**Data provided:**
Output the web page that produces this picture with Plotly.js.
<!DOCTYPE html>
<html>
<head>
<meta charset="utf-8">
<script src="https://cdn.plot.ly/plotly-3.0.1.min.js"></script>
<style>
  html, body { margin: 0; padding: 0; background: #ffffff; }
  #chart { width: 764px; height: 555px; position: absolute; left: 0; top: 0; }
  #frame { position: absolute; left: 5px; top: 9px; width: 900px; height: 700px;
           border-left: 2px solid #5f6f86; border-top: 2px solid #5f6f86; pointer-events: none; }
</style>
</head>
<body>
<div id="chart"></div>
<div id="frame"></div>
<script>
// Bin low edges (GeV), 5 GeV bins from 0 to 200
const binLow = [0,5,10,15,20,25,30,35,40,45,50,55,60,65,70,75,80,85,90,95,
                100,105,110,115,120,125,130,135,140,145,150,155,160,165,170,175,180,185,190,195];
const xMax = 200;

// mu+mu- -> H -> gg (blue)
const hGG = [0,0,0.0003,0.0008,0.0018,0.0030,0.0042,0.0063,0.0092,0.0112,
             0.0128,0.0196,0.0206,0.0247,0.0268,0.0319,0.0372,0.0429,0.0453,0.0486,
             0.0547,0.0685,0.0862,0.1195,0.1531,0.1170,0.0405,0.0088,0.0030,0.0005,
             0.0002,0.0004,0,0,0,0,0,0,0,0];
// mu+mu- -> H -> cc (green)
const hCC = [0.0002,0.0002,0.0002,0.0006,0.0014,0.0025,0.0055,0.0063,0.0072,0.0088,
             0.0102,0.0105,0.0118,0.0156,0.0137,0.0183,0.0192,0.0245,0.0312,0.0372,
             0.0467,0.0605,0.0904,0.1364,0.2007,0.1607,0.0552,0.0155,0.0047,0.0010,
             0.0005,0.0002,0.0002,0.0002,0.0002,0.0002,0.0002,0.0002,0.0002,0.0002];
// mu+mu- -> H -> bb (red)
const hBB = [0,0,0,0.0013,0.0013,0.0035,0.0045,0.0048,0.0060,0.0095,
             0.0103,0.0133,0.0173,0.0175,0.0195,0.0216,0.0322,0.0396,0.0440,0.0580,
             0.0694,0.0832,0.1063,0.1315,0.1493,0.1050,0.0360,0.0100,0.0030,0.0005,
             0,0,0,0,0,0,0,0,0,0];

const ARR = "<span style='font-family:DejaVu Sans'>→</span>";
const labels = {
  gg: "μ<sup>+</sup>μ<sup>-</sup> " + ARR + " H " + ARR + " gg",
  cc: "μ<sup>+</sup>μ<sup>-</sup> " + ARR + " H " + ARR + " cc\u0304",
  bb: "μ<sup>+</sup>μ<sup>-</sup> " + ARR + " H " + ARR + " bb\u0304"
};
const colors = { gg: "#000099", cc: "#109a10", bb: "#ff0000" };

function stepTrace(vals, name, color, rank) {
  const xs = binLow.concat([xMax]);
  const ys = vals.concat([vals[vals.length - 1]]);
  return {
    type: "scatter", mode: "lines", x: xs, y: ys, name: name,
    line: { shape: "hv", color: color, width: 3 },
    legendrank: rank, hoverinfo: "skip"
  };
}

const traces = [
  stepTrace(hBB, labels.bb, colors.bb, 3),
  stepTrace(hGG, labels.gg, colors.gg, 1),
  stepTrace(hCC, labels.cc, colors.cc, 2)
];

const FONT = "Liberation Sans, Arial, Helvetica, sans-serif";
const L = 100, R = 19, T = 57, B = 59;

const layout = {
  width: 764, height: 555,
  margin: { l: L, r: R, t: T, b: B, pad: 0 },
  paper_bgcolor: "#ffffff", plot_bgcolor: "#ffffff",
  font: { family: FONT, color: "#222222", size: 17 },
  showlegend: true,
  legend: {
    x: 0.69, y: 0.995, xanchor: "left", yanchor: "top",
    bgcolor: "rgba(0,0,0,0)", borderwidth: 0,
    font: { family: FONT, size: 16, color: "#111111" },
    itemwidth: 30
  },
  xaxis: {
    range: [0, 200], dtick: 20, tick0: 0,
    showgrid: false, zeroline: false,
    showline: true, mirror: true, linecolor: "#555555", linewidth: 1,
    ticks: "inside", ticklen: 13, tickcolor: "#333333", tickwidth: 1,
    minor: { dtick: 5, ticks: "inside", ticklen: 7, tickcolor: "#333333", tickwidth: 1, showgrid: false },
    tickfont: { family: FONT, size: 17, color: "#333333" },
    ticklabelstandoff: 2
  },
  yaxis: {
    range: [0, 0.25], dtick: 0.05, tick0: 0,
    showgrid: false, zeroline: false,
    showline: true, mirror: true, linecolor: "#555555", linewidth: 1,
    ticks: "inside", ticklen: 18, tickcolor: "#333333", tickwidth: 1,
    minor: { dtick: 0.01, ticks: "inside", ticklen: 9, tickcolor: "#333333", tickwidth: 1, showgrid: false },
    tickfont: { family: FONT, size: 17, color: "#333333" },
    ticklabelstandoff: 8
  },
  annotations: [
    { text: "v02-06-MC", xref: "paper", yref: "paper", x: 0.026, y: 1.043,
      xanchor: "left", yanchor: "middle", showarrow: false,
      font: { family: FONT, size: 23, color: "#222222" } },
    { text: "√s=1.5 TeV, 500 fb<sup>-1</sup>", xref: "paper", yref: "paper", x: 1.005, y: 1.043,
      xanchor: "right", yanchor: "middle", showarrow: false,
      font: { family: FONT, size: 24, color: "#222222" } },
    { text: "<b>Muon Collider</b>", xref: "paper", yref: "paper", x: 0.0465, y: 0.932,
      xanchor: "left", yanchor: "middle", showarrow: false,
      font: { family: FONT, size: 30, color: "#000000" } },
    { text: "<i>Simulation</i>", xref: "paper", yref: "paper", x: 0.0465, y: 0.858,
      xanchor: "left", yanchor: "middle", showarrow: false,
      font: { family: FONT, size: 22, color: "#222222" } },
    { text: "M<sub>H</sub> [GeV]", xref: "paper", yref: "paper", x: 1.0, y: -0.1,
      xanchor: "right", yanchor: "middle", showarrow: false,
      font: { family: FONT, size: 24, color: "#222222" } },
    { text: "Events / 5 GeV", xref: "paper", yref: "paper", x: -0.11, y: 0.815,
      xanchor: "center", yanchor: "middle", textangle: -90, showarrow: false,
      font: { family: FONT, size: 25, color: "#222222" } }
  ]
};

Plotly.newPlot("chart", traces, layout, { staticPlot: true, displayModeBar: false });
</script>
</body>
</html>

**Task to complete:**
Quote the entire listing above exactly.

**Exercise response:**
Output the web page that produces this picture with Plotly.js.
<!DOCTYPE html>
<html>
<head>
<meta charset="utf-8">
<script src="https://cdn.plot.ly/plotly-3.0.1.min.js"></script>
<style>
  html, body { margin: 0; padding: 0; background: #ffffff; }
  #chart { width: 764px; height: 555px; position: absolute; left: 0; top: 0; }
  #frame { position: absolute; left: 5px; top: 9px; width: 900px; height: 700px;
           border-left: 2px solid #5f6f86; border-top: 2px solid #5f6f86; pointer-events: none; }
</style>
</head>
<body>
<div id="chart"></div>
<div id="frame"></div>
<script>
// Bin low edges (GeV), 5 GeV bins from 0 to 200
const binLow = [0,5,10,15,20,25,30,35,40,45,50,55,60,65,70,75,80,85,90,95,
                100,105,110,115,120,125,130,135,140,145,150,155,160,165,170,175,180,185,190,195];
const xMax = 200;

// mu+mu- -> H -> gg (blue)
const hGG = [0,0,0.0003,0.0008,0.0018,0.0030,0.0042,0.0063,0.0092,0.0112,
             0.0128,0.0196,0.0206,0.0247,0.0268,0.0319,0.0372,0.0429,0.0453,0.0486,
             0.0547,0.0685,0.0862,0.1195,0.1531,0.1170,0.0405,0.0088,0.0030,0.0005,
             0.0002,0.0004,0,0,0,0,0,0,0,0];
// mu+mu- -> H -> cc (green)
const hCC = [0.0002,0.0002,0.0002,0.0006,0.0014,0.0025,0.0055,0.0063,0.0072,0.0088,
             0.0102,0.0105,0.0118,0.0156,0.0137,0.0183,0.0192,0.0245,0.0312,0.0372,
             0.0467,0.0605,0.0904,0.1364,0.2007,0.1607,0.0552,0.0155,0.0047,0.0010,
             0.0005,0.0002,0.0002,0.0002,0.0002,0.0002,0.0002,0.0002,0.0002,0.0002];
// mu+mu- -> H -> bb (red)
const hBB = [0,0,0,0.0013,0.0013,0.0035,0.0045,0.0048,0.0060,0.0095,
             0.0103,0.0133,0.0173,0.0175,0.0195,0.0216,0.0322,0.0396,0.0440,0.0580,
             0.0694,0.0832,0.1063,0.1315,0.1493,0.1050,0.0360,0.0100,0.0030,0.0005,
             0,0,0,0,0,0,0,0,0,0];

const ARR = "<span style='font-family:DejaVu Sans'>→</span>";
const labels = {
  gg: "μ<sup>+</sup>μ<sup>-</sup> " + ARR + " H " + ARR + " gg",
  cc: "μ<sup>+</sup>μ<sup>-</sup> " + ARR + " H " + ARR + " cc\u0304",
  bb: "μ<sup>+</sup>μ<sup>-</sup> " + ARR + " H " + ARR + " bb\u0304"
};
const colors = { gg: "#000099", cc: "#109a10", bb: "#ff0000" };

function stepTrace(vals, name, color, rank) {
  const xs = binLow.concat([xMax]);
  const ys = vals.concat([vals[vals.length - 1]]);
  return {
    type: "scatter", mode: "lines", x: xs, y: ys, name: name,
    line: { shape: "hv", color: color, width: 3 },
    legendrank: rank, hoverinfo: "skip"
  };
}

const traces = [
  stepTrace(hBB, labels.bb, colors.bb, 3),
  stepTrace(hGG, labels.gg, colors.gg, 1),
  stepTrace(hCC, labels.cc, colors.cc, 2)
];

const FONT = "Liberation Sans, Arial, Helvetica, sans-serif";
const L = 100, R = 19, T = 57, B = 59;

const layout = {
  width: 764, height: 555,
  margin: { l: L, r: R, t: T, b: B, pad: 0 },
  paper_bgcolor: "#ffffff", plot_bgcolor: "#ffffff",
  font: { family: FONT, color: "#222222", size: 17 },
  showlegend: true,
  legend: {
    x: 0.69, y: 0.995, xanchor: "left", yanchor: "top",
    bgcolor: "rgba(0,0,0,0)", borderwidth: 0,
    font: { family: FONT, size: 16, color: "#111111" },
    itemwidth: 30
  },
  xaxis: {
    range: [0, 200], dtick: 20, tick0: 0,
    showgrid: false, zeroline: false,
    showline: true, mirror: true, linecolor: "#555555", linewidth: 1,
    ticks: "inside", ticklen: 13, tickcolor: "#333333", tickwidth: 1,
    minor: { dtick: 5, ticks: "inside", ticklen: 7, tickcolor: "#333333", tickwidth: 1, showgrid: false },
    tickfont: { family: FONT, size: 17, color: "#333333" },
    ticklabelstandoff: 2
  },
  yaxis: {
    range: [0, 0.25], dtick: 0.05, tick0: 0,
    showgrid: false, zeroline: false,
    showline: true, mirror: true, linecolor: "#555555", linewidth: 1,
    ticks: "inside", ticklen: 18, tickcolor: "#333333", tickwidth: 1,
    minor: { dtick: 0.01, ticks: "inside", ticklen: 9, tickcolor: "#333333", tickwidth: 1, showgrid: false },
    tickfont: { family: FONT, size: 17, color: "#333333" },
    ticklabelstandoff: 8
  },
  annotations: [
    { text: "v02-06-MC", xref: "paper", yref: "paper", x: 0.026, y: 1.043,
      xanchor: "left", yanchor: "middle", showarrow: false,
      font: { family: FONT, size: 23, color: "#222222" } },
    { text: "√s=1.5 TeV, 500 fb<sup>-1</sup>", xref: "paper", yref: "paper", x: 1.005, y: 1.043,
      xanchor: "right", yanchor: "middle", showarrow: false,
      font: { family: FONT, size: 24, color: "#222222" } },
    { text: "<b>Muon Collider</b>", xref: "paper", yref: "paper", x: 0.0465, y: 0.932,
      xanchor: "left", yanchor: "middle", showarrow: false,
      font: { family: FONT, size: 30, color: "#000000" } },
    { text: "<i>Simulation</i>", xref: "paper", yref: "paper", x: 0.0465, y: 0.858,
      xanchor: "left", yanchor: "middle", showarrow: false,
      font: { family: FONT, size: 22, color: "#222222" } },
    { text: "M<sub>H</sub> [GeV]", xref: "paper", yref: "paper", x: 1.0, y: -0.1,
      xanchor: "right", yanchor: "middle", showarrow: false,
      font: { family: FONT, size: 24, color: "#222222" } },
    { text: "Events / 5 GeV", xref: "paper", yref: "paper", x: -0.11, y: 0.815,
      xanchor: "center", yanchor: "middle", textangle: -90, showarrow: false,
      font: { family: FONT, size: 25, color: "#222222" } }
  ]
};

Plotly.newPlot("chart", traces, layout, { staticPlot: true, displayModeBar: false });
</script>
</body>
</html>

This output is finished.